Yonathan Ben Efrat : Je ne sais pas s’ils connaissent Julianne Moore. Mais Abu Naji et Jalal sont les seules personnes, ou presque, à avoir aménagé un coin, comme une pièce à eux, avec des lits, des draps, de la lumière, un décor. Ils en prennent soin. La plupart ne sont pas organisés à ce point ou bien sont de passage, comme ceux qui dorment sur le toit, couchés sur des cartons. Nous avons été surpris par la découverte de leur pièce.
Christiane Passevant : Jalal ne dort pas avec son père. Il a pitié de lui. Tu as rencontré son père ?
Yonathan Ben Efrat : Oui, mais les gens se groupent aussi selon les âges, les affinités. Le père est plutôt de passage, il reste quelques jours, selon les opportunités d’emploi, pas autant que Jalal.
Christiane Passevant : Le jeune garçon qui regrette ne pas être en classe, quel âge a-t-il ?
Yonathan Ben Efrat : 16 ans.
Christiane Passevant : Abu Naji dit qu’il est passé par des villages. Comment les Palestiniens peuvent-il passer en Israël malgré le mur, les barrières, les checkpoints ?
Yonathan Ben Efrat : Avant d’arriver au mur, il faut éviter tous les barrages, les contrôles, c’est pourquoi ils passent par des villages. Ensuite, ils se débrouillent pour se faufiler par un endroit où le mur n’est pas complètement terminé et arriver à Jérusalem. C’est le moyen d’entrer en Israël. Quand le mur sera terminé, ce sera difficile de pénétrer en Israël.
Christiane Passevant : Les autorités donnent-elles une date pour la fin de la construction du mur de séparation ?

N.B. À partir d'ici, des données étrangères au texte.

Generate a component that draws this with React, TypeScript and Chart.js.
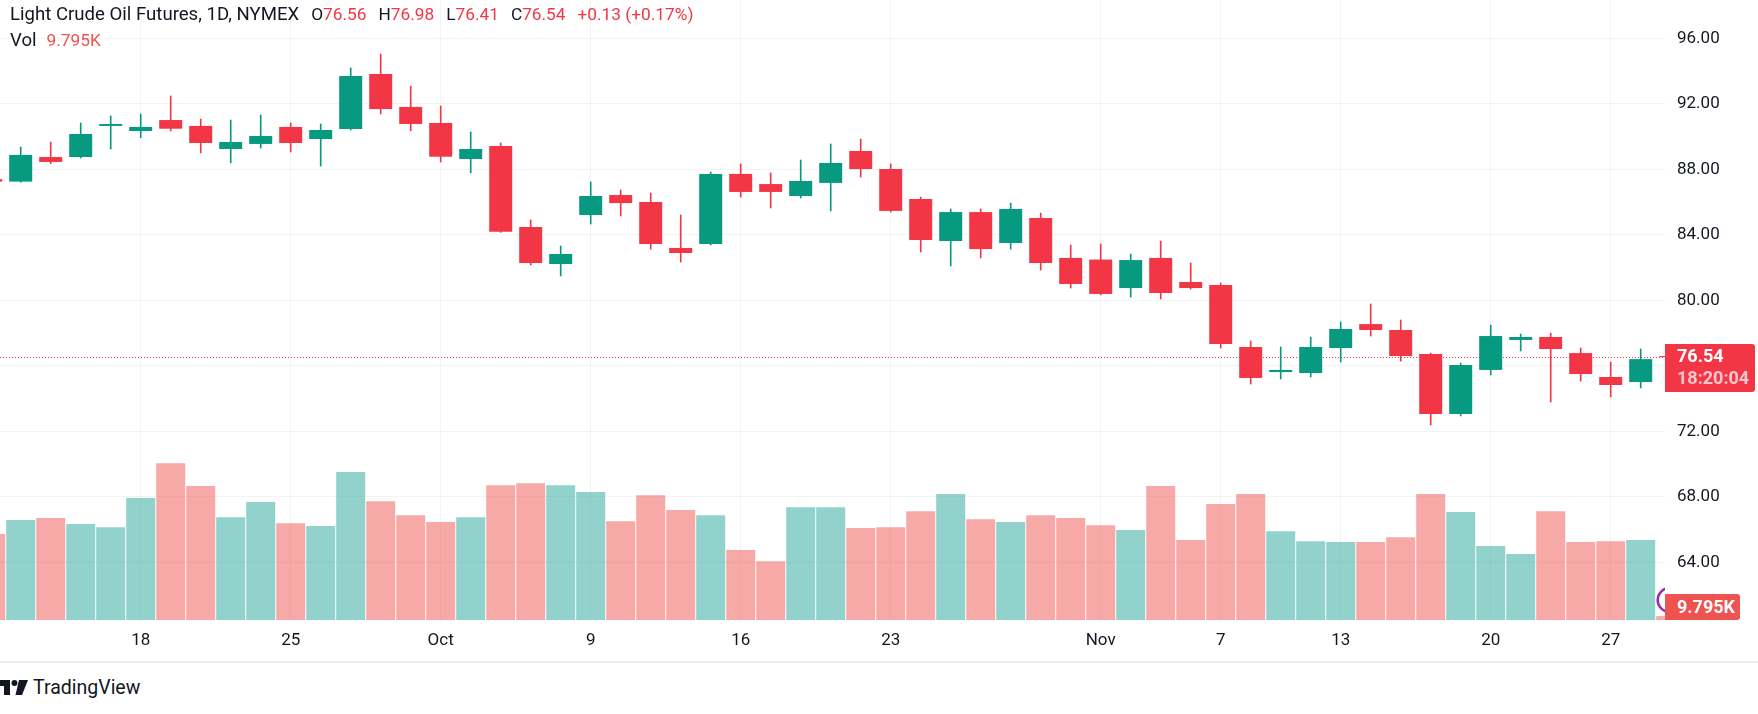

Yonathan Ben Efrat : Je l’ignore. Je pense que le mur n’est pas le problème pour les Palestiniens, mais le symbole du problème. Je crois que le principal problème, c’est le chômage. Le chômage, la corruption et un gouvernement qui ne se soucie pas des travailleurs. C’est aussi ce que ressentent ces ouvriers. Personne, dans l’Autorité palestinienne, ne paraît se soucier d’eux. La situation serait différente sinon.

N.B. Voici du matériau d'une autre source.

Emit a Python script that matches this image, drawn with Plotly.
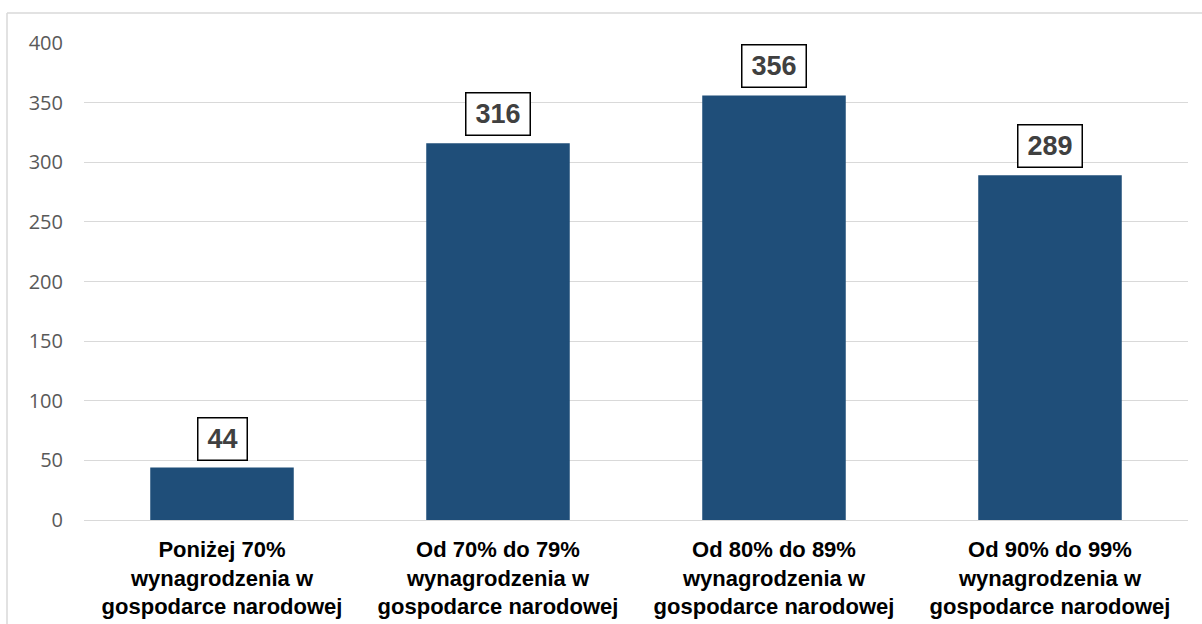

Nir Nader : Il y a l’occupation, le mur et, par-dessus tout cela, une situation de laissés-pour-compte. Cela double encore les difficultés de la vie quotidienne.
Yonathan Ben Efrat : Les autorités palestiniennes sont dans une situation de dépendance et sont obligées de mendier pour obtenir des moyens et de l’argent, de la part des Nations unies, des Etats-Unis ou des pays arabes. L’ouvrier moyen palestinien voit tout cela. L’économie palestinienne est basée sur la charité mais cet l’argent va aux travailleurs des administrations. Les ouvriers palestiniens n’ont pas de travail dans les territoires occupés. Je parle de 50 000 ouvriers clandestins qui travaillent chaque année en Israël. Et une large part de l’économie est basée sur ceux-ci.
Christiane Passevant : Hakanion est un court métrage documentaire. Penses-tu réaliser un long métrage sur cette question des travailleurs palestiniens illégaux en israël ? Ou bien élargir le sujet au chômage en général ?
Yonathan Ben Efrat : Nous voulons continuer à explorer ce problème. Toutes les personnes qui ont vu le film veulent en savoir plus. Nous voulons approfondir le sujet, voir les conséquences à termes. Nous ne voulons rester sur une fin sans ouverture. Hakanion est un peu comme une manière de poser le problème, de faire un constat, la réflexion doit suivre. Nous travaillons sur le projet. Pour nous, il manque un aspect essentiel du récit, en dépit des témoignages : c’est la vie des personnages. Qui sont-ils ? Comment vivent-ils chez eux ? Nous voulons les suivre dans leur travail, leur famille, leur environnement, leur quotidien, leur ville ou village pour les montrer en tant qu’êtres humains. Ce qui est frappant à Hakanion, c’est que malgré les difficultés, les conditions sommaires et insupportables, ils ont la force de rester des êtres humains dignes.